The process of data aggregation applies an aggregate function, such as sum or average, to a set of child records to produce a single parent record. The average number of child records combined to calculate one parent record is called the compression ratio. One measure of effectiveness of an aggregate table can be estimated from this number, since it represents the decrease in records that must be read to respond to a query at that level.
Recall that some of the reasons to build aggregate tables include the reduction of disk I/O and the number of records that must be dynamically sorted and aggregated. Therefore, pre-aggregating data is effective only if the compression ratio is significant. For example, if the compression ratio is 3:2, the aggregate table requires 2/3 of the base table’s storage space but yields only a 1/3 reduction in the number of records. In contrast, if the compression ratio is 4:1, the aggregate table reduces the number of records by 3/4 and uses only 1/4 of the storage space.

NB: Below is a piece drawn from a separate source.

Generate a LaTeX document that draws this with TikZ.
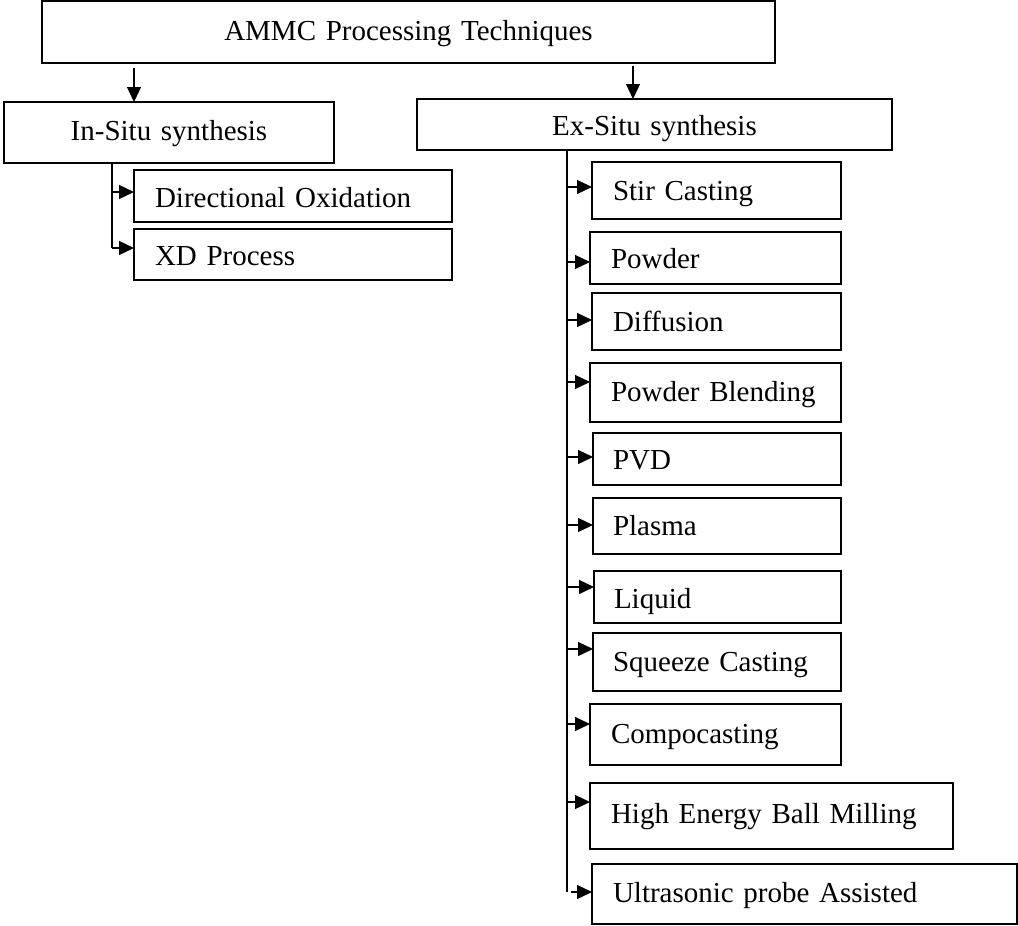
\documentclass[tikz,border=0pt]{standalone}
\usepackage{fontspec}
\setmainfont{Liberation Serif}
\usetikzlibrary{arrows.meta}
\tikzset{
  box/.style={draw, line width=0.65pt, outer sep=0pt, inner ysep=0pt,
    font=\fontsize{14.5}{17}\selectfont, text depth=0pt},
  arr/.style={line width=0.65pt, -{Triangle[length=7.5pt,width=7pt]}},
  trunkline/.style={line width=0.65pt}
}
% name, x1, y1, x2, y2, inset, align, text offset (px, down), text
\newcommand\mkbox[9]{%
  \pgfmathsetmacro\bxw{(#4-#2)*0.5}%
  \pgfmathsetmacro\bxh{(#5-#3)*0.5}%
  \pgfmathsetmacro\bxt{(#4-#2-2*#6)*0.5}%
  \pgfmathsetmacro\bxi{#6*0.5}%
  \pgfmathsetmacro\bxth{0.662*14.5+#8*0.5}%
  \node[box, anchor=north west, minimum width=\bxw pt, minimum height=\bxh pt,
        text width=\bxt pt, inner xsep=\bxi pt, align=#7, text height=\bxth pt]
        (#1) at (#2,#3) {#9};%
}
\begin{document}
\begin{tikzpicture}[x=0.5pt,y=-0.5pt]
\useasboundingbox (0,0) rectangle (1018,926);

\mkbox{top}{42}{1}{775}{63}{0}{center}{-1.5}{AMMC Processing Techniques}
\mkbox{insitu}{4}{102}{334}{163}{0}{center}{-2.5}{In-Situ synthesis}
\mkbox{exsitu}{417}{99}{892}{150}{0}{center}{3}{Ex-Situ synthesis}

\mkbox{dir}{134}{170}{452}{222}{21}{left}{3.5}{Directional Oxidation}
\mkbox{xd}{134}{229}{452}{280}{21}{left}{3}{XD Process}

\mkbox{stir}{592}{162}{841}{219}{21}{left}{0}{Stir Casting}
\mkbox{powder}{590}{232}{841}{284}{21}{left}{2}{Powder}
\mkbox{diff}{592}{293}{841}{350}{21}{left}{0}{Diffusion}
\mkbox{pb}{590}{363}{841}{422}{21}{left}{-1}{Powder Blending}
\mkbox{pvd}{593}{433}{841}{485}{20}{left}{2.5}{PVD}
\mkbox{plasma}{593}{498}{841}{554}{20}{left}{0}{Plasma}
\mkbox{liquid}{594}{571}{841}{623}{20}{left}{3}{Liquid}
\mkbox{squeeze}{593}{633}{841}{691}{20}{left}{0}{Squeeze Casting}
\mkbox{compo}{590}{704}{841}{765}{21}{left}{-1.5}{Compocasting}
\mkbox{hebm}{590}{783}{953}{849}{21}{left}{-3.5}{High Energy Ball Milling}
\mkbox{ultra}{592}{864}{1017}{924}{21}{left}{-1.5}{Ultrasonic probe Assisted}

% top-level arrows
\coordinate (a1) at (134,68);
\coordinate (a2) at (633,66);
\draw[arr] (a1) -- (a1 |- insitu.north);
\draw[arr] (a2) -- (a2 |- exsitu.north);

% in-situ tree
\coordinate (t1) at (112,163);
\coordinate (t1end) at (112,248);
\draw[trunkline] (t1) -- (t1end);
\draw[arr] (t1 |- 0,192) -- (dir.west |- 0,192);
\draw[arr] (t1end) -- (xd.west |- t1end);

% ex-situ tree
\coordinate (t2) at (567,150);
\coordinate (t2end) at (567,892);
\draw[trunkline] (t2) -- (t2end);
\foreach \nm/\yy in {stir/187, powder/262, diff/320, pb/382, pvd/457, plasma/525,
                     liquid/587, squeeze/649, compo/724, hebm/802}
  \draw[arr] (t2 |- 0,\yy) -- (\nm.west |- 0,\yy);
\draw[arr] ([xshift=2pt]t2end) -- (ultra.west |- t2end);
\end{tikzpicture}
\end{document}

When the number of elements differs significantly between two attributes in the same hierarchy, the compression ratio suggests that an aggregate table can provide more efficient queries. Also, for smaller base tables, the resource demands placed on the database server by dynamic aggregations decrease and therefore so does the effectiveness of pre-aggregation. To determine when pre-aggregation is worthwhile for your system, you must balance the importance of speed of query response time and the availability of disk space and resources to maintain the schema.